Five tips to make you faster on the road

Words on the street

Five tips to make you faster on the road

MAKING progress on the road is one of the things that makes bikes so amazing. And many of the things that make you go quicker also, strangely, end up making you safer too. Here's five ways to improve the efficiency of your road rides…

1. Road position

Make yourself massively visible on the road – and you'll often reap the benefits of a better view as well. One example – if you're approaching contraflow roadworks, your lane is one big long queue, and there's nothing coming the other way, then go right onto the 'wrong' side of the road. The further out you are, the farther you can see ahead, and you'll also become more visible to everyone else. Sticking close into the queuing traffic might 'feel' safer, but you're more likely to be U-turned on by an impatient car driver.

The same applies when overtaking a line of queuing cars with an empty opposing lane in town. The further out you are, the farther ahead you’ll be able to see, and the more time you’ll have to react if a pedestrian emerges from the gap in front of a queuing van.

Every riding instructor tells you to look ahead – but it can't be overstated. You should know what's coming up as far ahead as it's physically possible to see.
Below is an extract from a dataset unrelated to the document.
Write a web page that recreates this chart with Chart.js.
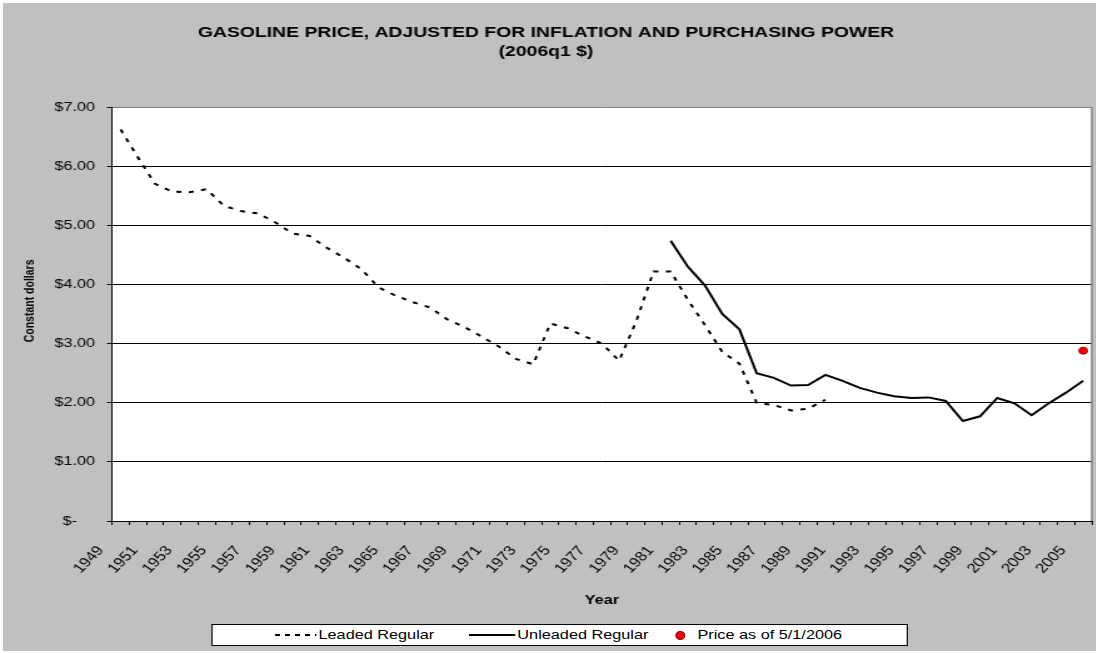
<!DOCTYPE html>
<html>
<head>
<meta charset="utf-8">
<script src="https://cdn.jsdelivr.net/npm/chart.js@4.4.1/dist/chart.umd.min.js"></script>
<style>
    html, body { margin: 0; padding: 0; background: #fff; }
    #bg { position: absolute; left: 3px; top: 3px; width: 1093px; height: 648px; background: #c0c0c0; }
    /* the reference is stretched sideways, so draw narrow and widen */
    #wrap { position: absolute; left: 0; top: 0; width: 878px; height: 653px; transform: scaleX(1.2506); transform-origin: 0 0; }
    #legend { position: absolute; left: 168.7px; top: 624px; width: 557px; height: 22px; box-sizing: border-box;
              border: 1px solid #000; background: #fff; font: 13px Arial, "Liberation Sans", sans-serif; color: #000; }
    #legend span { position: absolute; }
    .txt { top: 2px; line-height: 16px; white-space: nowrap; }
    .dash { top: 9px; width: 33px; height: 2px; background: repeating-linear-gradient(to right, #000 0 4px, transparent 4px 8px); }
    .solid { top: 9px; width: 37px; height: 2px; background: #000; }
    .dot { top: 6px; width: 6px; height: 7px; border-radius: 50%; background: #f00; border: 1px solid #900; }
</style>
</head>
<body>
<div id="bg"></div>
<div id="wrap">
    <canvas id="gasChart" width="878" height="653"></canvas>
    <div id="legend">
        <span class="dash" style="left:50px"></span><span class="txt" style="left:85px">Leaded Regular</span>
        <span class="solid" style="left:205px"></span><span class="txt" style="left:244px">Unleaded Regular</span>
        <span class="dot" style="left:370px"></span><span class="txt" style="left:388px">Price as of 5/1/2006</span>
    </div>
</div>
<script>
"use strict";

const years = ['1949', '1950', '1951', '1952', '1953', '1954', '1955', '1956', '1957', '1958',
    '1959', '1960', '1961', '1962', '1963', '1964', '1965', '1966', '1967', '1968',
    '1969', '1970', '1971', '1972', '1973', '1974', '1975', '1976', '1977', '1978',
    '1979', '1980', '1981', '1982', '1983', '1984', '1985', '1986', '1987', '1988',
    '1989', '1990', '1991', '1992', '1993', '1994', '1995', '1996', '1997', '1998',
    '1999', '2000', '2001', '2002', '2003', '2004', '2005'];

const leaded = [6.62, 6.15, 5.70, 5.57, 5.56, 5.61, 5.33, 5.24, 5.20, 5.05,
    4.86, 4.82, 4.62, 4.45, 4.26, 3.95, 3.81, 3.70, 3.61, 3.41,
    3.28, 3.12, 2.95, 2.74, 2.65, 3.34, 3.26, 3.12, 3.00, 2.71,
    3.38, 4.22, 4.22, 3.74, 3.31, 2.86, 2.66, 2.00, 1.96, 1.87,
    1.90, 2.05];

const unleaded = [4.74, 4.30, 3.98, 3.50, 3.24, 2.50, 2.42, 2.29, 2.30, 2.47,
    2.37, 2.25, 2.17, 2.11, 2.08, 2.09, 2.03, 1.69, 1.77, 2.08,
    1.99, 1.79, 1.99, 2.17, 2.37];

const currentPrice = 2.88;   // 5/1/2006, shown at the last category

const titleLines = ['GASOLINE PRICE, ADJUSTED FOR INFLATION AND PURCHASING POWER', '(2006q1 $)'];

// pad series out to the full year axis
const leadedData = years.map((y, i) => i < leaded.length ? leaded[i] : null);
const unleadedStart = years.length - unleaded.length;
const unleadedData = years.map((y, i) => i >= unleadedStart ? unleaded[i - unleadedStart] : null);
const priceData = years.map((y, i) => i === years.length - 1 ? currentPrice : null);

const plotBackground = {
    id: 'plotBackground',
    beforeDraw(chart) {
        const {ctx, chartArea: a} = chart;
        ctx.save();
        ctx.fillStyle = '#fff';
        ctx.fillRect(a.left, a.top, a.right - a.left, a.bottom - a.top);
        ctx.restore();
    },
    beforeDatasetsDraw(chart) {
        const {ctx, chartArea: a} = chart;
        ctx.save();
        ctx.strokeStyle = '#808080';
        ctx.lineWidth = 1.5;
        ctx.beginPath();
        ctx.moveTo(a.right, a.top);
        ctx.lineTo(a.right, a.bottom);
        ctx.stroke();
        ctx.restore();
    }
};

Chart.defaults.font.family = 'Arial, "Liberation Sans", sans-serif';
Chart.defaults.color = '#000';

const ctx = document.getElementById('gasChart').getContext('2d');
const gasChart = new Chart(ctx, {
    type: 'line',
    data: {
        labels: years,
        datasets: [{
            label: 'Leaded Regular',
            data: leadedData,
            borderColor: '#000',
            borderWidth: 2,
            borderDash: [4, 6],
            pointRadius: 0,
            tension: 0,
        }, {
            label: 'Unleaded Regular',
            data: unleadedData,
            borderColor: '#000',
            borderWidth: 2,
            pointRadius: 0,
            tension: 0,
        }, {
            label: 'Price as of 5/1/2006',
            data: priceData,
            showLine: false,
            pointRadius: 3.5,
            pointBackgroundColor: '#ff0000',
            pointBorderColor: '#990000',
            pointBorderWidth: 1,
        }]
    },
    options: {
        responsive: false,
        animation: false,
        layout: {
            padding: {left: 0, right: 4.8, top: 0, bottom: 32}
        },
        plugins: {
            legend: {display: false},
            tooltip: {enabled: false},
            title: {
                display: true,
                text: titleLines,
                color: '#000',
                font: {size: 15.5, weight: 'bold', lineHeight: 1.226},
                padding: {top: 23.5, bottom: 45.5},
            },
        },
        scales: {
            x: {
                offset: true,
                grid: {
                    offset: true,
                    drawOnChartArea: false,
                    tickLength: 4,
                    color: '#000',
                },
                border: {color: '#000'},
                ticks: {
                    autoSkip: false,
                    minRotation: 51,
                    maxRotation: 51,
                    padding: 18,
                    labelOffset: -16,
                    font: {size: 13.5},
                    callback: (v, i) => i % 2 === 0 ? years[i] : '',
                },
                title: {
                    display: true,
                    text: 'Year',
                    font: {size: 13, weight: 'bold'},
                    padding: {top: 0, bottom: 13},
                },
                afterFit: (scale) => {
                    scale.height = 100;
                    scale.paddingLeft = 0;
                    scale.paddingRight = 0;
                },
            },
            y: {
                min: 0,
                max: 7,
                ticks: {
                    stepSize: 1,
                    padding: 9.6,
                    font: {size: 13},
                    callback: (v) => v === 0 ? '$-    ' : '$' + v.toFixed(2),
                },
                grid: {
                    color: (c) => c.tick && c.tick.value === 7 ? '#808080' : '#000',
                    tickColor: '#000',
                    tickLength: 4,
                },
                border: {color: '#000'},
                title: {
                    display: true,
                    text: '         Constant dollars',
                    font: {size: 10.5, weight: 'bold'},
                    padding: {top: 17.7, bottom: 0},
                },
                afterFit: (scale) => { scale.width = 89.6; },
            }
        }
    },
    plugins: [plotBackground],
});
</script>
</body>
</html>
If you're stuck behind a lorry, move to the kerb to see through the inside of coming bends. Pull back a bit from traffic to get a wider view.  Search your forward aspect for more clues – is the road visible on the other side of those trees? Can you see what's coming into the roundabout from the road on the right up ahead? The more inputs you have into your riding plan, the more accurate it will be.

This is simple stuff – filter through traffic when you can, and overtake effectively. Bikes accelerate like hell, so if you're going to overtake, make it count. Select the right gear, get the engine in its peak torque rev range and once it's safe to go, give it full gas.
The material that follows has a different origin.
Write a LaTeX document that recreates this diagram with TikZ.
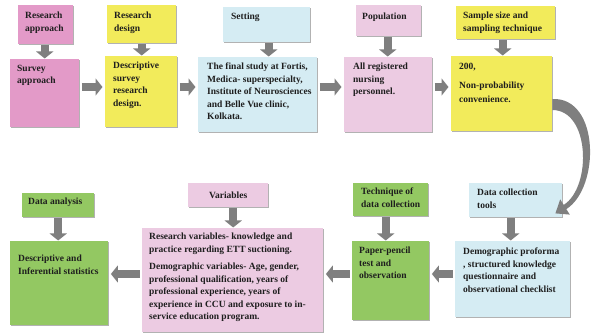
\documentclass[tikz,border=0pt]{standalone}
\usepackage{fontspec}
\setmainfont{Liberation Serif}
\usetikzlibrary{arrows.meta,shadows,calc}
\definecolor{pinkA}{HTML}{E39AC8}
\definecolor{yel}{HTML}{F2EB5B}
\definecolor{lblue}{HTML}{D5ECF3}
\definecolor{lpink}{HTML}{ECCBE2}
\definecolor{grn}{HTML}{93C862}
\definecolor{arrgray}{HTML}{7F7F7F}
\definecolor{txtc}{HTML}{1E1E1E}
\tikzset{
  bx/.style={inner sep=0pt, anchor=north west, draw=none,
    drop shadow={shadow xshift=1pt, shadow yshift=-1.2pt, opacity=0.3, fill=black}},
  tx/.style={inner sep=0pt, anchor=north west, align=left, text=txtc,
    font=\bfseries\fontsize{9.5}{12.5}\selectfont},
  barr/.style={draw=arrgray, line width=8pt, -{Triangle[width=17pt,length=7pt]},
    shorten <=2.5pt, shorten >=2.5pt},
}
\newcommand\mkbox[9]{%
  \node[bx, fill=#6, minimum width=#4pt, minimum height=#5pt] (#1) at (#2,#3) {};
  \node[tx] (#1t) at ([xshift=#7pt, yshift=-#8pt]#1.north west) {#9};}
\begin{document}
\begin{tikzpicture}[x=1pt, y=-1pt]
\useasboundingbox (0,0) rectangle (591,336);
\fill[white] (0,0) rectangle (591,336);
% top row
\mkbox{RA}{18}{5}{55}{39}{pinkA}{7}{7}{Research\\approach}
\mkbox{SA}{10}{59}{69}{68}{pinkA}{7}{6}{Survey\\approach}
\mkbox{RD}{107}{5}{69}{38}{yel}{7}{7}{Research\\design}
\mkbox{DS}{105}{56}{72}{71}{yel}{8}{6}{Descriptive\\survey\\research\\design.}
\mkbox{ST}{223}{7}{87}{35}{lblue}{8}{6}{Setting}
\mkbox{FS}{198}{57}{119}{75}{lblue}{9}{6}{\fontsize{9.5}{11.3}\selectfont The final study at Fortis,\\Medica- superspecialty,\\Institute of Neurosciences\\and Belle Vue clinic,\\Kolkata.}
\mkbox{PO}{356}{5}{65}{31}{lpink}{6}{8}{Population}
\mkbox{AR}{344}{57}{88}{75}{lpink}{9}{6}{All registered\\nursing\\personnel.}
\mkbox{SS}{456}{6}{99}{33}{yel}{7}{6}{Sample size and\\sampling technique}
\mkbox{TW}{451}{56}{101}{75}{yel}{8}{7}{200,\\[6pt]Non-probability\\[2pt]convenience.}
% bottom row
\mkbox{DCT}{469}{183}{93}{34}{lblue}{8}{6}{Data collection\\tools}
\mkbox{DP}{455}{241}{115}{76}{lblue}{8}{7}{\fontsize{9.5}{12}\selectfont Demographic proforma\\, structured knowledge\\questionnaire and\\observational checklist}
\mkbox{TDC}{353}{183}{75}{33}{grn}{8}{5}{Technique of\\data collection}
\mkbox{PP}{352}{241}{77}{79}{grn}{7}{6}{Paper-pencil\\test and\\observation}
\node[bx, fill=lpink, minimum width=80pt, minimum height=24pt] (VA) at (188,183) {};
\node[tx, anchor=center] (VAt) at (VA.center) {Variables};
\mkbox{VB}{142}{228}{181}{104}{lpink}{7}{5}{\fontsize{9.5}{11.5}\selectfont Research variables- knowledge and\\practice regarding ETT suctioning.\\[5pt]Demographic variables- Age, gender,\\professional qualification, years of\\professional experience, years of\\experience in CCU and exposure to in-\\service education program.}
\mkbox{DA}{22}{193}{72}{24}{grn}{6}{5}{Data analysis}
\mkbox{DI}{10}{241}{98}{84}{grn}{8}{14}{Descriptive and\\Inferential statistics}
% arrow levels
\coordinate (topY) at (0,87);
\coordinate (botY) at (0,274);
% down arrows
\draw[barr, shorten <=0.5pt, shorten >=0.5pt] ([xshift=-1pt]RA.south) -- ([xshift=-1pt]RA.south |- SA.north);
\draw[barr, shorten <=0.5pt, shorten >=0.5pt] (RD.south) -- (RD.south |- DS.north);
\draw[barr, shorten <=0.5pt, shorten >=0.5pt] ([xshift=2pt]ST.south) -- ([xshift=2pt]ST.south |- FS.north);
\draw[barr, shorten <=0.5pt, shorten >=0.5pt] ([xshift=-1pt]PO.south) -- ([xshift=-1pt]PO.south |- AR.north);
\draw[barr, shorten <=0.5pt, shorten >=0.5pt] ([xshift=-3pt]SS.south) -- ([xshift=-3pt]SS.south |- TW.north);
\draw[barr, shorten <=0.5pt, shorten >=0.5pt] ([xshift=-5pt]DCT.south) -- ([xshift=-5pt]DCT.south |- DP.north);
\draw[barr, shorten <=0.5pt, shorten >=0.5pt] ([xshift=-5pt]TDC.south) -- ([xshift=-5pt]TDC.south |- PP.north);
\draw[barr, shorten <=0.5pt, shorten >=0.5pt] ([xshift=5pt]VA.south) -- ([xshift=5pt]VA.south |- VB.north);
\draw[barr, shorten <=0.5pt, shorten >=0.5pt] (DA.south) -- (DA.south |- DI.north);
% horizontal arrows
\draw[barr] (SA.east |- topY) -- (DS.west |- topY);
\draw[barr] (DS.east |- topY) -- (FS.west |- topY);
\draw[barr] (FS.east |- topY) -- (AR.west |- topY);
\draw[barr] (AR.east |- topY) -- (TW.west |- topY);
\draw[barr] (DP.west |- botY) -- (PP.east |- botY);
\draw[barr] (PP.west |- botY) -- (VB.east |- botY);
\draw[barr] (VB.west |- botY) -- (DI.east |- botY);
% curved tapered arrow from TW to DCT
\coordinate (cs1) at (TW.east |- 0,99);
\coordinate (cs2) at (TW.east |- 0,110);
\coordinate (ctip) at ([xshift=-7pt,yshift=4pt]DCT.south east);
\fill[arrgray] (cs1) .. controls (600,97) and (600,188) .. (566.3,209.1)
  -- (569.8,214.6) -- (ctip) -- (560.2,199.4) -- (563.7,204.9)
  .. controls (592,187) and (590,110) .. (cs2) -- cycle;
\end{tikzpicture}
\end{document}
Don’t pull up right behind the vehicle in front before pulling out. This limits your visibility in the crucial moments before beginning the manoeuvre. Hang back and you’ll be able to see much further ahead.

Things like analysing vanishing points are the foundation for all this clever stuff, so don’t think they're just for novices. Watch the vanishing point in a bend to see if it's tightening up or opening out, and use that to tailor your speed.

The vanishing point is the point in your view of the road ahead at which the kerbs meet and the rule is simple: if it’s getting farther away you can go faster; if it isn’t, you can’t.

You’re getting faster. Yep, this is easy. Look at me, I’m- Oh shit!

Beware of getting too confident too quickly. Because you have not yet found the limits of traction and physics does not mean they cannot find you, so try to get a feel for your bike’s performance envelope before tearing it open.

Remind yourself from time to time how hard you can brake before a wheel locks or the ABS kicks in. Get used to how far your bike leans before anything decks out. Knowing the performance envelope of your bike intimately allows you to keep a margin of error in reserve, giving you more and better options when something unexpected pops up.